The High Cost of Small Slips
Filing an Income Tax Return is a mandatory annual exercise, but accuracy is just as important as timeliness. The Income Tax Department's systems are now highly automated, cross-referencing the information you provide with data from various financial institutions.
An incorrect filing can trigger a defective return notice under Section 139(9), which requires you to correct the error within a specified timeframe. Failure to do so can render your return invalid, as if it were never filed at all. More severe consequences include penalties for underreporting income, which can be 50% of the tax payable, or misreporting income, which can attract a penalty of 200% of the tax amount. Furthermore, simple mistakes like incorrect bank details can significantly delay any refund you might be due.
Your Three Pillars of Truth: AIS, Form 26AS, and Form 16
Before you even begin filling out your ITR, your first step should be to download and review three key documents from the e-filing portal: Form 16 (for salaried individuals), Form 26AS, and the Annual Information Statement (AIS). Think of these as your pillars of truth. Form 16 is the TDS certificate from your employer. Form 26AS is a consolidated tax statement showing all taxes paid against your PAN, including TDS, TCS, and advance tax. The AIS is the most comprehensive document, providing a detailed summary of your financial transactions during the year, including interest income, dividends, securities transactions, and more. Many taxpayers mistakenly assume the pre-filled data in the ITR form is automatically correct. It is not. The responsibility to verify this information against your own records rests entirely with you. Mismatches between these documents are a primary reason returns are flagged for scrutiny.
Declare All Your Income Sources
One of the most frequent errors is failing to report all sources of income. Your salary is just one part of the picture. The tax department receives information directly from banks and financial institutions about your other earnings. You must declare income from all sources, including interest earned from savings bank accounts (deductible up to a limit), fixed deposits, and recurring deposits. Other commonly forgotten income streams include dividends from shares and mutual funds, rental income from property, and any earnings from freelance work or a side hustle, no matter how small. If you have sold shares, mutual funds, or property, you must report the capital gains or losses accurately. Ignoring these can lead to an income mismatch notice from the department.

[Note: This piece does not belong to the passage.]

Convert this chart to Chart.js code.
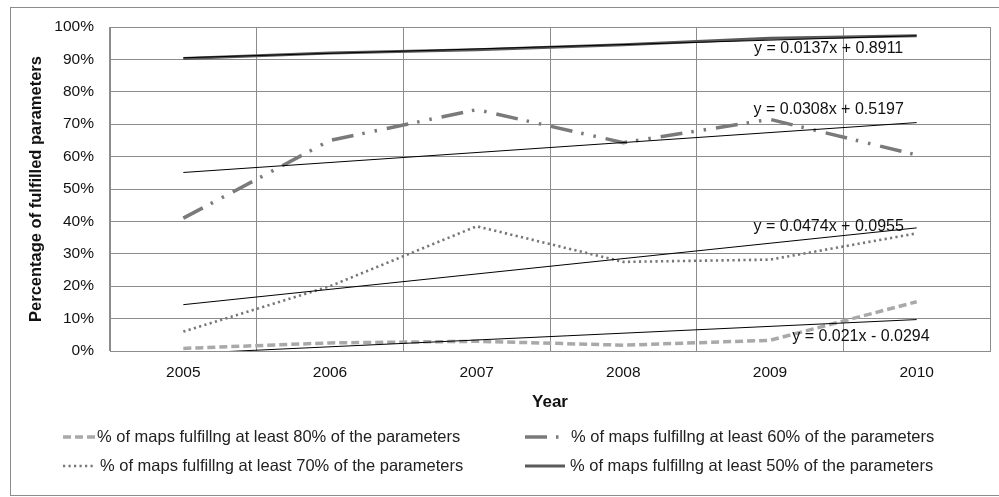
<!DOCTYPE html>
<html>
<head>
<meta charset="utf-8">
<script src="https://cdn.jsdelivr.net/npm/chart.js@4/dist/chart.umd.min.js"></script>
<style>
html, body { margin: 0; padding: 0; background: #fff; }
#wrap { width: 999px; height: 497px; }
</style>
</head>
<body>
<div id="wrap"><canvas id="chart" width="999" height="497"></canvas></div>
<script>
var years = ['2005', '2006', '2007', '2008', '2009', '2010'];

// % of maps fulfilling at least N% of the parameters
var at80 = [0.8, 2.5, 3.0, 1.8, 3.3, 15.2];
var at70 = [6.0, 20.0, 38.5, 27.5, 28.2, 36.3];
var at60 = [41.0, 65.0, 74.5, 64.3, 71.5, 60.5];
var at50 = [90.3, 92.0, 93.0, 94.5, 96.5, 97.3];

// linear trendlines, only the two ends (2005, 2010)
var trend80 = [-0.8, null, null, null, null, 9.7];
var trend70 = [14.3, null, null, null, null, 38.0];
var trend60 = [55.1, null, null, null, null, 70.5];
var trend50 = [90.5, null, null, null, null, 97.3];

var eqTexts = ['y = 0.0137x + 0.8911', 'y = 0.0308x + 0.5197', 'y = 0.0474x + 0.0955', 'y = 0.021x - 0.0294'];
var eqAt = [4.4, 4.4, 4.4, 4.62];     // category position
var eqVal = [93.2, 74.4, 38.3, 4.3];  // value position (%)

var seriesNames = [
    '% of maps fulfillng at least 80% of the parameters',
    '% of maps fulfillng at least 70% of the parameters',
    '% of maps fulfillng at least 60% of the parameters',
    '% of maps fulfillng at least 50% of the parameters'
];

var FONT = "'Liberation Sans', Arial, sans-serif";

function trendSet(values) {
    return {
        data: values,
        borderColor: '#000',
        borderWidth: 1,
        pointRadius: 0,
        spanGaps: true,
        fill: false,
        order: 0,
        isTrend: true
    };
}

var frame = {
    id: 'frame',
    beforeDraw: function(chart) {
        var ctx = chart.ctx;
        ctx.save();
        ctx.fillStyle = '#fff';
        ctx.fillRect(0, 0, chart.width, chart.height);
        ctx.strokeStyle = '#8c8c8c';
        ctx.lineWidth = 1;
        ctx.strokeRect(10.5, 7.5, 995, 488);
        ctx.restore();
    }
};

var equations = {
    id: 'equations',
    afterDatasetsDraw: function(chart) {
        var ctx = chart.ctx;
        var x = chart.scales.x, y = chart.scales.y;
        ctx.save();
        ctx.font = '16px ' + FONT;
        ctx.fillStyle = '#111';
        ctx.textAlign = 'center';
        ctx.textBaseline = 'middle';
        for (var i = 0; i < eqTexts.length; i++) {
            ctx.fillText(eqTexts[i], x.getPixelForValue(eqAt[i]), y.getPixelForValue(eqVal[i]));
        }
        ctx.restore();
    }
};

// two column legend like the original
var legendBox = {
    id: 'legendBox',
    afterDraw: function(chart) {
        var ctx = chart.ctx;
        var items = [
            { ds: 4, x: 63, y: 437, w: 32, tx: 97 },
            { ds: 6, x: 525, y: 437, w: 40, tx: 571 },
            { ds: 5, x: 63, y: 466, w: 32, tx: 100 },
            { ds: 7, x: 525, y: 466, w: 40, tx: 570 }
        ];
        ctx.save();
        items.forEach(function(it) {
            var d = chart.data.datasets[it.ds];
            ctx.beginPath();
            ctx.strokeStyle = d.borderColor;
            ctx.lineWidth = d.borderWidth;
            ctx.setLineDash(d.borderDash || []);
            ctx.moveTo(it.x, it.y);
            ctx.lineTo(it.x + it.w, it.y);
            ctx.stroke();
            ctx.setLineDash([]);
            ctx.font = '16.5px ' + FONT;
            ctx.fillStyle = '#222';
            ctx.textAlign = 'left';
            ctx.textBaseline = 'middle';
            ctx.fillText(d.label, it.tx, it.y);
        });
        ctx.restore();
    }
};

var ctx = document.getElementById('chart');

var chart = new Chart(ctx, {
    type: 'line',
    data: {
        labels: years,
        datasets: [
            trendSet(trend80),
            trendSet(trend70),
            trendSet(trend60),
            trendSet(trend50),
            {
                label: seriesNames[0],
                data: at80,
                borderColor: '#a9a9a9',
                borderWidth: 3.5,
                borderDash: [8, 4],
                pointRadius: 0,
                tension: 0,
                order: 1
            },
            {
                label: seriesNames[1],
                data: at70,
                borderColor: '#777',
                borderWidth: 2.6,
                borderDash: [2.2, 3.3],
                pointRadius: 0,
                tension: 0,
                order: 1
            },
            {
                label: seriesNames[2],
                data: at60,
                borderColor: '#7a7a7a',
                borderWidth: 3.5,
                borderDash: [22, 9, 2.5, 10, 2.5, 10],
                pointRadius: 0,
                tension: 0,
                order: 1
            },
            {
                label: seriesNames[3],
                data: at50,
                borderColor: '#5a5a5a',
                borderWidth: 3,
                pointRadius: 0,
                tension: 0,
                order: 1
            }
        ]
    },
    options: {
        responsive: false,
        animation: false,
        events: [],
        layout: { padding: { left: 10, top: 27, right: 9, bottom: 76 } },
        plugins: {
            legend: { display: false },
            tooltip: { enabled: false }
        },
        scales: {
            x: {
                offset: true,
                grid: { offset: true, color: '#8c8c8c', drawTicks: false },
                border: { color: '#8c8c8c' },
                ticks: { padding: 12, color: '#111', font: { family: FONT, size: 15.5 } },
                title: {
                    display: true,
                    text: 'Year',
                    color: '#111',
                    font: { family: FONT, size: 17, weight: 'bold' },
                    padding: { top: 0, bottom: 8 }
                },
                afterFit: function(s) { s.height = 70; }
            },
            y: {
                min: 0,
                max: 100,
                ticks: {
                    stepSize: 10,
                    padding: 16,
                    color: '#111',
                    font: { family: FONT, size: 15.5 },
                    callback: function(v) { return v + '%'; }
                },
                grid: { color: '#8c8c8c', drawTicks: false },
                border: { color: '#8c8c8c' },
                title: {
                    display: true,
                    text: 'Percentage of fulfilled parameters',
                    color: '#111',
                    font: { family: FONT, size: 16.5, weight: 'bold' },
                    padding: { top: 17, bottom: 0 }
                },
                afterFit: function(s) { s.width = 100; }
            }
        }
    },
    plugins: [frame, equations, legendBox]
});
</script>
</body>
</html>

Get Your Personal and Bank Details Right
It may seem basic, but clerical errors are a common cause of filing issues. Double-check that your PAN, Aadhaar, date of birth, and contact information are correct. Most importantly, ensure your bank account details are accurate and that the account is ‘pre-validated’ on the income tax portal. The tax department issues all refunds electronically to pre-validated accounts. An incorrect account number, a wrong IFSC code (especially after bank mergers), or a non-validated account will lead to refund failure. This simple check can be the difference between a swift refund and a long wait.
Choose the Correct Form and Tax Regime
The tax department has different ITR forms for different categories of taxpayers. Using the wrong form is a fundamental error that will cause your return to be treated as 'defective'. For instance, a salaried individual with income up to ₹50 lakh and one house property would use ITR-1. However, if that same person has income from capital gains, they must use ITR-2. Similarly, the choice between the Old and New Tax Regimes has significant implications. The New Regime offers lower tax rates but disallows most common deductions like those under Section 80C and 80D. A common mistake is opting for the New Regime while still trying to claim deductions, or vice versa. Analyse which regime is more beneficial for you before you file, as this choice can impact your overall tax liability.